§ TASK
Starting at the first line of the listing below, repeat each line exactly until the line containing "XAxis, YAxis, ReferenceLine", which you include. Leave out pictures.
>> START SOURCE DATA
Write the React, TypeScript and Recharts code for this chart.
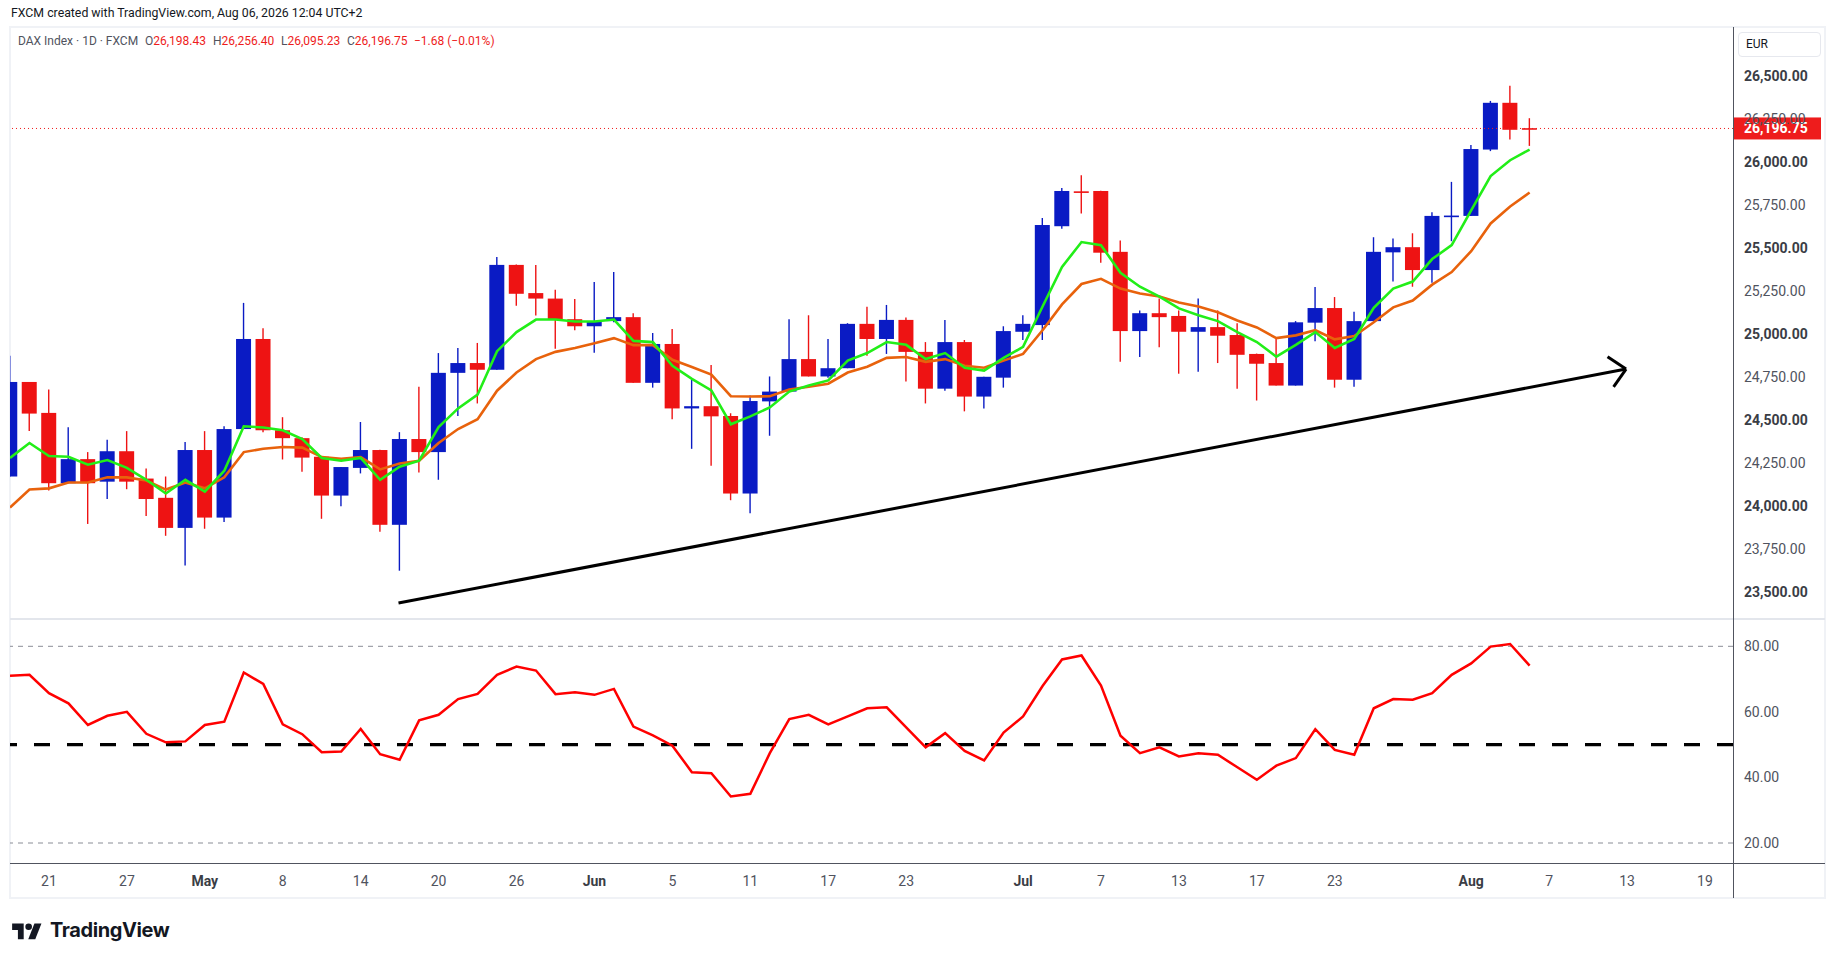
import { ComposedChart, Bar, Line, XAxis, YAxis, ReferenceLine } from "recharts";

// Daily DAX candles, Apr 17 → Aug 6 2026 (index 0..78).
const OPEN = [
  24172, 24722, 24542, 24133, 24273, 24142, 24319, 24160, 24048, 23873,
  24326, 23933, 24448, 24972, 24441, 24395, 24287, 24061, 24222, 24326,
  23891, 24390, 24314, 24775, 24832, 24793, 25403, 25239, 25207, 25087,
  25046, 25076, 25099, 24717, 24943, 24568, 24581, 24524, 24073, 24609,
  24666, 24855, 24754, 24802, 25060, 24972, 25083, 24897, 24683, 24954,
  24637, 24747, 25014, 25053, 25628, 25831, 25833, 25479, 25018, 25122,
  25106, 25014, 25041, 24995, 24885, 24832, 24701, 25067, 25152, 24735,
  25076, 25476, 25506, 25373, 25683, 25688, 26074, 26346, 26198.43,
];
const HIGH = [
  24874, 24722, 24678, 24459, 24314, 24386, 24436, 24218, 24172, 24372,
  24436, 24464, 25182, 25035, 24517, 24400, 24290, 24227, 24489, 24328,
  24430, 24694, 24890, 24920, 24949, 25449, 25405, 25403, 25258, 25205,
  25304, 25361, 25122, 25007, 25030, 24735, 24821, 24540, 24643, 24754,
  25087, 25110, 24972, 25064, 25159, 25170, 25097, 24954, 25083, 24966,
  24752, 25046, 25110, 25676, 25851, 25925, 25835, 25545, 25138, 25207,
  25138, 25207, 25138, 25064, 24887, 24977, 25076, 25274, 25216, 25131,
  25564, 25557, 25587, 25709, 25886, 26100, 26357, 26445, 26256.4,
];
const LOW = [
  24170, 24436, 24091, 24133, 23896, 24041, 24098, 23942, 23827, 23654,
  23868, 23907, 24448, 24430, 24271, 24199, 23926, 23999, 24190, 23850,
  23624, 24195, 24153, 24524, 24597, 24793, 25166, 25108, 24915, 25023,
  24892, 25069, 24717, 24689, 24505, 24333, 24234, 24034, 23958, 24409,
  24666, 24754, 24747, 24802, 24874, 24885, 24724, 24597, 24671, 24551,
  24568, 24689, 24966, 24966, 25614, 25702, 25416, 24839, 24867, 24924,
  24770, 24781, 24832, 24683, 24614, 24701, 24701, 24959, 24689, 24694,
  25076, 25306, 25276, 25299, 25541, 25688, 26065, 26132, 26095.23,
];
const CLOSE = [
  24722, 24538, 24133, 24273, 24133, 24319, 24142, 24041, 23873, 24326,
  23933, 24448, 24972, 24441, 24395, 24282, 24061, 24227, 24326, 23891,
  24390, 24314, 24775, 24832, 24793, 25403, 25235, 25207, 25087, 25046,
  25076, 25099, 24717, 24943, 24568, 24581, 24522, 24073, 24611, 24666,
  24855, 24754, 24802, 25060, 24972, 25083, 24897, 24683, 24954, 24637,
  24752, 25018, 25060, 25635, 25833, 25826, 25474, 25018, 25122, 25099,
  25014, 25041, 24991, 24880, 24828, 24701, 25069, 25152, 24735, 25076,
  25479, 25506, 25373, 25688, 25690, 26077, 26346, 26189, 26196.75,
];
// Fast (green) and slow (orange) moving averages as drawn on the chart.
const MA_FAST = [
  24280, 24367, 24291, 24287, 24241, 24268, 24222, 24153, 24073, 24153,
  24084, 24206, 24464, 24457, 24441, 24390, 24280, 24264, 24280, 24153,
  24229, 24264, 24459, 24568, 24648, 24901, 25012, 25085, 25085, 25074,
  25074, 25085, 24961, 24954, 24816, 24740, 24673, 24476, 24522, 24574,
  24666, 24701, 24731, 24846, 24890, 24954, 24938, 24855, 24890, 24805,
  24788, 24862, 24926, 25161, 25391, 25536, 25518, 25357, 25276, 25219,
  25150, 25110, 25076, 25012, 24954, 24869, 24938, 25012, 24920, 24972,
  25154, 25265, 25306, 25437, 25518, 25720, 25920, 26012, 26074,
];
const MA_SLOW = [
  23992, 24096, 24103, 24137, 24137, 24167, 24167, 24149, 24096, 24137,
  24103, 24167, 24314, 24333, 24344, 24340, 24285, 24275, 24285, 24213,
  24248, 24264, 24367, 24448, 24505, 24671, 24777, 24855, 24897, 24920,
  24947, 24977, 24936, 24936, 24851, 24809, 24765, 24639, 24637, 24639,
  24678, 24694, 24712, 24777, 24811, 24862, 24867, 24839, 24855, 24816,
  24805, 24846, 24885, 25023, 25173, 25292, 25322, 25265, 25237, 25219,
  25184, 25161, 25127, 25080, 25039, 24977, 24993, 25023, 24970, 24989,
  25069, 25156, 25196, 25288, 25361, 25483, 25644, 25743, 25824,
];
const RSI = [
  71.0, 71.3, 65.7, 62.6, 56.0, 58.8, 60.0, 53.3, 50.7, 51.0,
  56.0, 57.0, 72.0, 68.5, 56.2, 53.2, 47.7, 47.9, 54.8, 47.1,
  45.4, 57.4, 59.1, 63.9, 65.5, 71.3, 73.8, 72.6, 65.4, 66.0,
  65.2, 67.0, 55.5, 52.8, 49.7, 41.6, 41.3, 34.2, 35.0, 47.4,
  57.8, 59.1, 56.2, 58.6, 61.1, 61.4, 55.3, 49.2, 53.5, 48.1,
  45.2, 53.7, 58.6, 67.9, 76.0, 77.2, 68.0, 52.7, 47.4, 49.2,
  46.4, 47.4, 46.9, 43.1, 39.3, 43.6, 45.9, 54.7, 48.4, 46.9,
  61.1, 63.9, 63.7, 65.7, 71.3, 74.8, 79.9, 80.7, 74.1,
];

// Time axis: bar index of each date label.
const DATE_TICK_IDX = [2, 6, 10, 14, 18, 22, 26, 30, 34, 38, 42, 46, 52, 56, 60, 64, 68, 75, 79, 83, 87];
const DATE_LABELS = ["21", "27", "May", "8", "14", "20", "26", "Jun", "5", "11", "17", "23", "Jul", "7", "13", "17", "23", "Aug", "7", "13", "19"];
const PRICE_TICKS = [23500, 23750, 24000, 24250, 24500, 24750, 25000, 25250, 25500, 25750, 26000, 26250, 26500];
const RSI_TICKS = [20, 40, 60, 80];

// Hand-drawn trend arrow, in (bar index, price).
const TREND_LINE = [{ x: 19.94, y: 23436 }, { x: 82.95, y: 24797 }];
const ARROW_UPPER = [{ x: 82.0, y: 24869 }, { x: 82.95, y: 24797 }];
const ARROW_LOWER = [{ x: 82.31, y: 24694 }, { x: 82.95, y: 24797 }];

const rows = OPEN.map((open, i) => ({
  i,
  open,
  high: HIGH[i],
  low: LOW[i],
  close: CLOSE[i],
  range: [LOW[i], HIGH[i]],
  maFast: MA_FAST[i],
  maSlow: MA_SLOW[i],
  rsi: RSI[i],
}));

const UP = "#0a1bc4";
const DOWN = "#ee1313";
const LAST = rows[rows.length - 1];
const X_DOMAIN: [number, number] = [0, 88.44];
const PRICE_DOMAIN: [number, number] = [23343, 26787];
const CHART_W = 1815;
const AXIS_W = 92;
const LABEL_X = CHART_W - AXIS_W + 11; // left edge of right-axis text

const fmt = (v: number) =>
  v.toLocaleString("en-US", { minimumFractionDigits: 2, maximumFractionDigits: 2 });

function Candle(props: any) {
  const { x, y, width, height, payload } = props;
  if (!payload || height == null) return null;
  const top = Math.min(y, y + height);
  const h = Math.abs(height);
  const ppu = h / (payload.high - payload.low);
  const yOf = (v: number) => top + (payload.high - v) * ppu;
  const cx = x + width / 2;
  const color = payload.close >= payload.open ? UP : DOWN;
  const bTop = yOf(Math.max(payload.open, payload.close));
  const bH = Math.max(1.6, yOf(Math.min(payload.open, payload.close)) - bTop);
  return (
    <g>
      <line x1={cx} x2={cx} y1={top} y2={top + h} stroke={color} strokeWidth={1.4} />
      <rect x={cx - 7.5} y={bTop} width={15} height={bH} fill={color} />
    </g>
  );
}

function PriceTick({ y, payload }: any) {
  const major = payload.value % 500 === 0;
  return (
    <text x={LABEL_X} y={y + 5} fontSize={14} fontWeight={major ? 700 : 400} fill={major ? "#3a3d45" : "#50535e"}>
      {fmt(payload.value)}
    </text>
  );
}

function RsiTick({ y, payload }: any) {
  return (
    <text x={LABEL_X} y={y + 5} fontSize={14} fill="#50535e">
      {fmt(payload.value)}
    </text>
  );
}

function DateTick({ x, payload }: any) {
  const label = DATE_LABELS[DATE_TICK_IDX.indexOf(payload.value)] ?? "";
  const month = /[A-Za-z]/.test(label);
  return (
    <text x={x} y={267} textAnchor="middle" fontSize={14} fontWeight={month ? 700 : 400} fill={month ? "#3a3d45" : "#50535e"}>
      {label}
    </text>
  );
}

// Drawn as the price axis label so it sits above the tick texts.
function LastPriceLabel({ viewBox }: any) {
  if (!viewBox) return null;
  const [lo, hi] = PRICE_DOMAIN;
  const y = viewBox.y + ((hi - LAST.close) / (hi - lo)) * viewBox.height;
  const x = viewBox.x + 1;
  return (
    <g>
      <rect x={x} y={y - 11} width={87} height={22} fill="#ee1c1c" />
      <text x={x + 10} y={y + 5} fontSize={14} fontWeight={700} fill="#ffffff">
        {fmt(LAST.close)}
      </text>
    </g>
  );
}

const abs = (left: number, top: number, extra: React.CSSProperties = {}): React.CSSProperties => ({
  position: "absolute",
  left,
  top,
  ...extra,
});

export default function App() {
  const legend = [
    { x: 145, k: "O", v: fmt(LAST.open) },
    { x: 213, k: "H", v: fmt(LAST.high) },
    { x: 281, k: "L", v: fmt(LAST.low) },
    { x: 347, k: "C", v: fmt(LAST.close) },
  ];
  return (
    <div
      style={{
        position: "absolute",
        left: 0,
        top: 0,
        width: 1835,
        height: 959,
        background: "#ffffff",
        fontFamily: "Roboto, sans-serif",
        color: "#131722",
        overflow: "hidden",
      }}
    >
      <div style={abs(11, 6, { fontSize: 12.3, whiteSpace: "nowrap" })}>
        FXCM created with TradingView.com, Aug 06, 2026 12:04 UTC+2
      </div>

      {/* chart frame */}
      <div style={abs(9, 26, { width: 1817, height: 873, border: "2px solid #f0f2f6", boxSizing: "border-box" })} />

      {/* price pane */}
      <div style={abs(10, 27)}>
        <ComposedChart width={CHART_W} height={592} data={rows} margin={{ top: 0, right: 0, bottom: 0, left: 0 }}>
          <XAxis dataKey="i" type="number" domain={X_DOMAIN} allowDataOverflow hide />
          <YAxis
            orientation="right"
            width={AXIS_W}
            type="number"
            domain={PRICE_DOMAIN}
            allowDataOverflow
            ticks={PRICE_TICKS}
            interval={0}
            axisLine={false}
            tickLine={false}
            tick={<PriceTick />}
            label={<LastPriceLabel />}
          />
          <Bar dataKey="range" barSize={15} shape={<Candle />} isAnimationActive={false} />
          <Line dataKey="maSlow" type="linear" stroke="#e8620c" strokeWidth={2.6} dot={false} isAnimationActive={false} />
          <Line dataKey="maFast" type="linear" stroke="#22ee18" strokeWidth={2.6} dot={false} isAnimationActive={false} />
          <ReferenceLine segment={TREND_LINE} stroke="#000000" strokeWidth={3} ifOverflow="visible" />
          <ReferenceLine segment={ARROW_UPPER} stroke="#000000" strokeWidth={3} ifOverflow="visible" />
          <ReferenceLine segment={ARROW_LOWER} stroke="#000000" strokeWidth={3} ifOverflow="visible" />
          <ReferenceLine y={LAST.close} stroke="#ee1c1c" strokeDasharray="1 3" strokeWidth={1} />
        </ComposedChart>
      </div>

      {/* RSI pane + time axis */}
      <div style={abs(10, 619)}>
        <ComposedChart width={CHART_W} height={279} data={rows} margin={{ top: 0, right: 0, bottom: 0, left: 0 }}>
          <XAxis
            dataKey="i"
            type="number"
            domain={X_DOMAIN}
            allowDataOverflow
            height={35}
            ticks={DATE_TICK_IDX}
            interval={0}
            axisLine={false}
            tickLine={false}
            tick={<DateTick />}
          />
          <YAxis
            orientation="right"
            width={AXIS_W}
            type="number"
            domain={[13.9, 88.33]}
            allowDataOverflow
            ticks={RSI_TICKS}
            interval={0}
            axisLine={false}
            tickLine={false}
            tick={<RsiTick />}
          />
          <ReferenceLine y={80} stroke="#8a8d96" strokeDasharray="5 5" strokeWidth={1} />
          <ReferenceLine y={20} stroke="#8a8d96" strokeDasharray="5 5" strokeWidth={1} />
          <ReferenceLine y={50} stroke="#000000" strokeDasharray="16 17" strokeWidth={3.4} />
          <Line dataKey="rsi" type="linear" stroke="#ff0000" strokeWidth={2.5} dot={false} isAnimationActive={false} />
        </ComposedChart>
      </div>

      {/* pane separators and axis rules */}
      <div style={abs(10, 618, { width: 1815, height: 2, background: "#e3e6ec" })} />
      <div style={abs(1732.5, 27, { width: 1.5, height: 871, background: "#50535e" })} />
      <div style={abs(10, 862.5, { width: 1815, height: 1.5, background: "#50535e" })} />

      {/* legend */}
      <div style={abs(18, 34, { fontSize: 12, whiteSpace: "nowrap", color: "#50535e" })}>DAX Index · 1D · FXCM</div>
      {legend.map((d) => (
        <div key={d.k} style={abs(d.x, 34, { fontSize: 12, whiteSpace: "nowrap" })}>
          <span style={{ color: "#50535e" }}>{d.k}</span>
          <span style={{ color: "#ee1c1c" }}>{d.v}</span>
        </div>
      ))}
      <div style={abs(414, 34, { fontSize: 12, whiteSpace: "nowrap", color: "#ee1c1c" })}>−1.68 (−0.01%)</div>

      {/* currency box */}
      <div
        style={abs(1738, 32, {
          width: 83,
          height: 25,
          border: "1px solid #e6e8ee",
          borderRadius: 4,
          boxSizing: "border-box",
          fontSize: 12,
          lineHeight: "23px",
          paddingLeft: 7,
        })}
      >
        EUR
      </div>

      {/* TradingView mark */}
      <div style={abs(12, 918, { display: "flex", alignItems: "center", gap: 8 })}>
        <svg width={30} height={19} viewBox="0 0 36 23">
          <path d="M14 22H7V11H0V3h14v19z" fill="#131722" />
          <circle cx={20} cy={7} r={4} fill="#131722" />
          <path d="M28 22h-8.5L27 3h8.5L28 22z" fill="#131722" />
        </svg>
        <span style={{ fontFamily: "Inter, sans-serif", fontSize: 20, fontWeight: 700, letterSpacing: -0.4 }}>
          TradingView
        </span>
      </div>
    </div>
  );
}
>> END SOURCE DATA
§ FULL RESPONSE
Write the React, TypeScript and Recharts code for this chart.
import { ComposedChart, Bar, Line, XAxis, YAxis, ReferenceLine } from "recharts";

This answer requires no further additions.